Given exercise:
Please write the listing below out again exactly, leaving every picture behind.

Source data:

----------------

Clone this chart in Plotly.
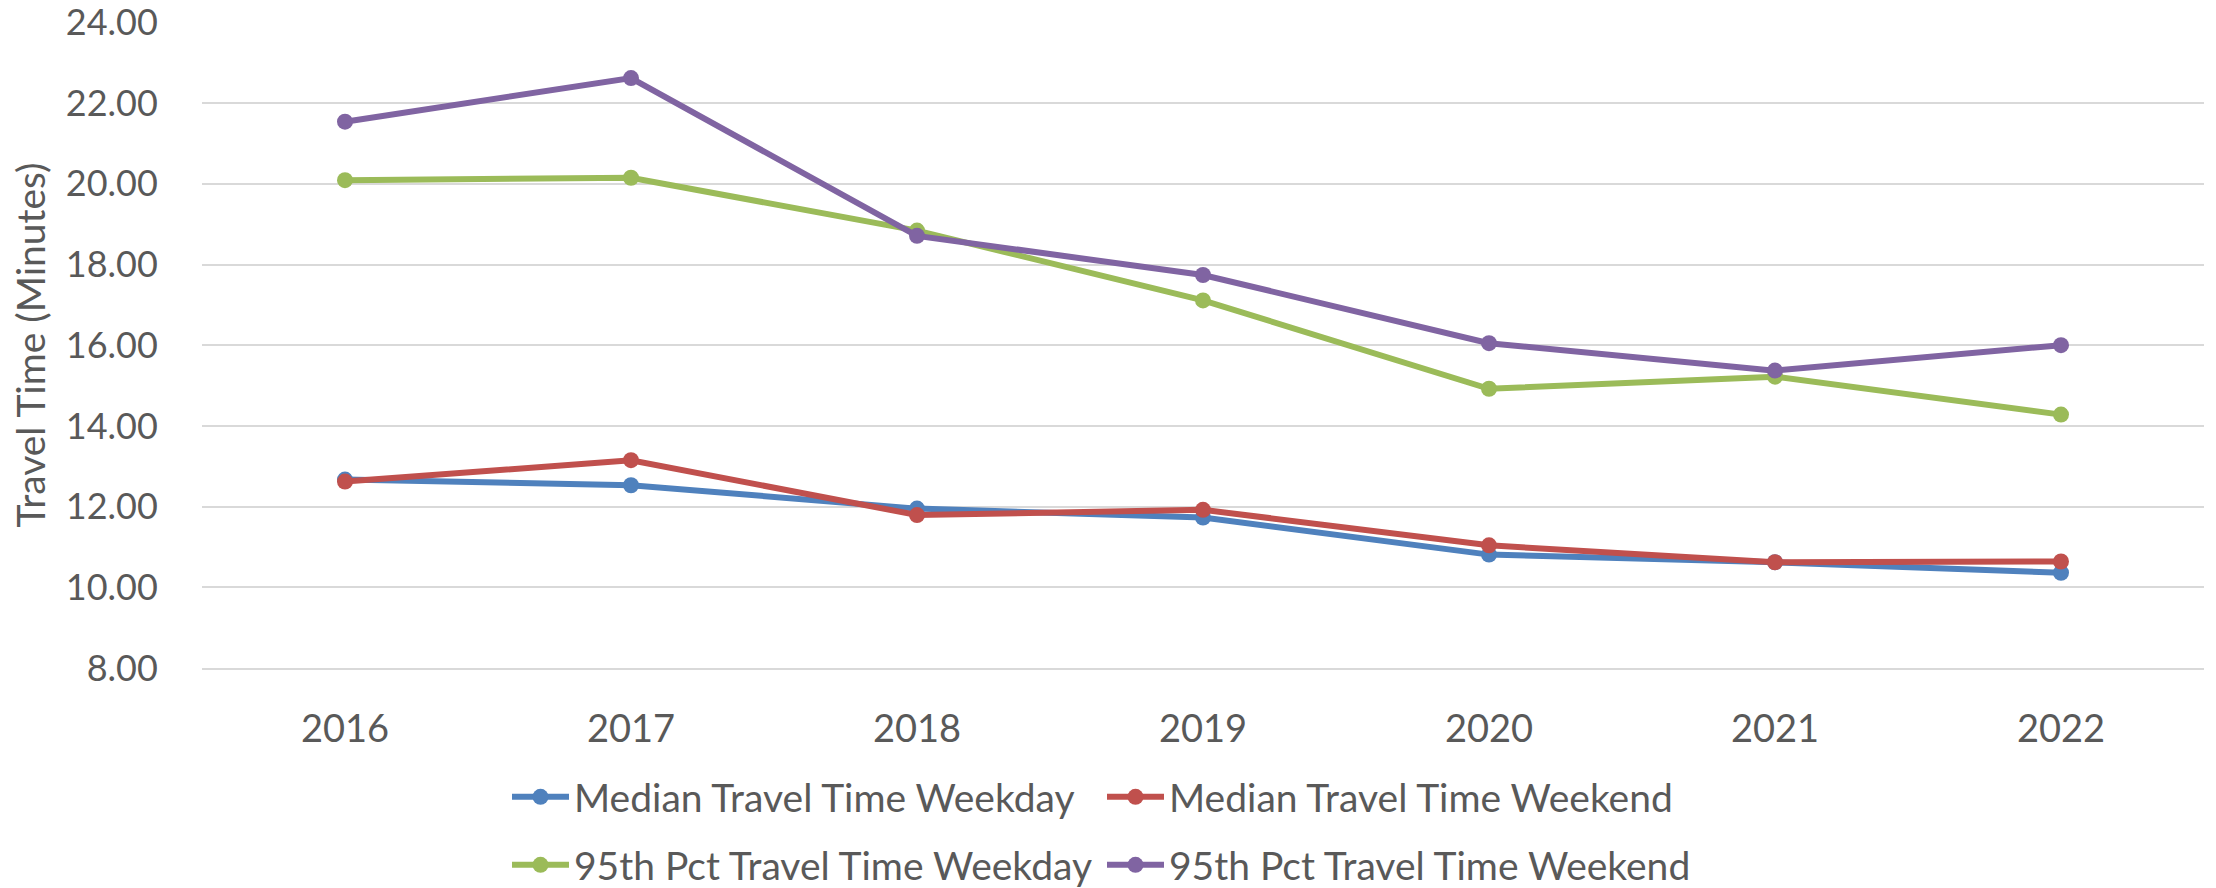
import plotly.graph_objects as go

years = ["2016", "2017", "2018", "2019", "2020", "2021", "2022"]
median_weekday = [12.67, 12.53, 11.95, 11.73, 10.81, 10.62, 10.36]
median_weekend = [12.62, 13.15, 11.79, 11.92, 11.04, 10.62, 10.64]
p95_weekday = [20.09, 20.15, 18.84, 17.11, 14.92, 15.22, 14.28]
p95_weekend = [21.54, 22.62, 18.71, 17.74, 16.05, 15.37, 16.00]
y_ticks = [8, 10, 12, 14, 16, 18, 20, 22, 24]

series = [
    ("Median Travel Time Weekday", median_weekday, "#4F81BD", "legend"),
    ("Median Travel Time Weekend", median_weekend, "#C0504D", "legend"),
    ("95th Pct Travel Time Weekday", p95_weekday, "#9BBB59", "legend2"),
    ("95th Pct Travel Time Weekend", p95_weekend, "#8064A2", "legend2"),
]

FONT = "Lato"
TXT = "#595959"
W, H = 2216, 888

fig = go.Figure()
for name, vals, color, lg in series:
    fig.add_trace(go.Scatter(
        x=years, y=vals, name=name, mode="lines+markers",
        line=dict(color=color, width=6),
        marker=dict(color=color, size=16, symbol="circle"),
        legend=lg,
    ))

legend_common = dict(
    orientation="h", xref="container", yref="container",
    xanchor="left", yanchor="middle",
    font=dict(family=FONT, size=39, color=TXT),
    itemwidth=57, entrywidth=523, bgcolor="rgba(0,0,0,0)",
)

fig.update_layout(
    width=W, height=H,
    margin=dict(l=202, r=12, t=22, b=220, autoexpand=False),
    paper_bgcolor="white", plot_bgcolor="white",
    font=dict(family=FONT, size=37, color=TXT),
    showlegend=True,
    legend=dict(legend_common, x=507 / W, y=1 - 797 / H),
    legend2=dict(legend_common, x=507 / W, y=1 - 865 / H),
)

fig.update_xaxes(
    type="category", range=[-0.5, 6.5],
    showgrid=False, showline=True, linecolor="#D9D9D9", linewidth=2,
    ticks="outside", ticklen=26, tickcolor="rgba(0,0,0,0)",
    tickfont=dict(family=FONT, size=38, color=TXT),
    zeroline=False, automargin=False,
)
fig.update_yaxes(
    range=[8, 24.01], tickvals=y_ticks, ticktext=[f"{v:.2f}" for v in y_ticks],
    showgrid=True, gridcolor="#D9D9D9", gridwidth=2,
    showline=False, zeroline=False, automargin=False,
    ticks="outside", ticklen=36, tickcolor="rgba(0,0,0,0)",
    ticklabeloverflow="allow",
    tickfont=dict(family=FONT, size=36, color=TXT),
    title=dict(text="Travel Time (Minutes)", standoff=8,
               font=dict(family=FONT, size=39, color=TXT)),
)

fig.write_html("out.html",
               config={"displayModeBar": False},
               post_script="document.body.style.margin='0';document.body.style.overflow='hidden';")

----------------

Result of the task:
Clone this chart in Plotly.
import plotly.graph_objects as go

years = ["2016", "2017", "2018", "2019", "2020", "2021", "2022"]
median_weekday = [12.67, 12.53, 11.95, 11.73, 10.81, 10.62, 10.36]
median_weekend = [12.62, 13.15, 11.79, 11.92, 11.04, 10.62, 10.64]
p95_weekday = [20.09, 20.15, 18.84, 17.11, 14.92, 15.22, 14.28]
p95_weekend = [21.54, 22.62, 18.71, 17.74, 16.05, 15.37, 16.00]
y_ticks = [8, 10, 12, 14, 16, 18, 20, 22, 24]

series = [
    ("Median Travel Time Weekday", median_weekday, "#4F81BD", "legend"),
    ("Median Travel Time Weekend", median_weekend, "#C0504D", "legend"),
    ("95th Pct Travel Time Weekday", p95_weekday, "#9BBB59", "legend2"),
    ("95th Pct Travel Time Weekend", p95_weekend, "#8064A2", "legend2"),
]

FONT = "Lato"
TXT = "#595959"
W, H = 2216, 888

fig = go.Figure()
for name, vals, color, lg in series:
    fig.add_trace(go.Scatter(
        x=years, y=vals, name=name, mode="lines+markers",
        line=dict(color=color, width=6),
        marker=dict(color=color, size=16, symbol="circle"),
        legend=lg,
    ))

legend_common = dict(
    orientation="h", xref="container", yref="container",
    xanchor="left", yanchor="middle",
    font=dict(family=FONT, size=39, color=TXT),
    itemwidth=57, entrywidth=523, bgcolor="rgba(0,0,0,0)",
)

fig.update_layout(
    width=W, height=H,
    margin=dict(l=202, r=12, t=22, b=220, autoexpand=False),
    paper_bgcolor="white", plot_bgcolor="white",
    font=dict(family=FONT, size=37, color=TXT),
    showlegend=True,
    legend=dict(legend_common, x=507 / W, y=1 - 797 / H),
    legend2=dict(legend_common, x=507 / W, y=1 - 865 / H),
)

fig.update_xaxes(
    type="category", range=[-0.5, 6.5],
    showgrid=False, showline=True, linecolor="#D9D9D9", linewidth=2,
    ticks="outside", ticklen=26, tickcolor="rgba(0,0,0,0)",
    tickfont=dict(family=FONT, size=38, color=TXT),
    zeroline=False, automargin=False,
)
fig.update_yaxes(
    range=[8, 24.01], tickvals=y_ticks, ticktext=[f"{v:.2f}" for v in y_ticks],
    showgrid=True, gridcolor="#D9D9D9", gridwidth=2,
    showline=False, zeroline=False, automargin=False,
    ticks="outside", ticklen=36, tickcolor="rgba(0,0,0,0)",
    ticklabeloverflow="allow",
    tickfont=dict(family=FONT, size=36, color=TXT),
    title=dict(text="Travel Time (Minutes)", standoff=8,
               font=dict(family=FONT, size=39, color=TXT)),
)

fig.write_html("out.html",
               config={"displayModeBar": False},
               post_script="document.body.style.margin='0';document.body.style.overflow='hidden';")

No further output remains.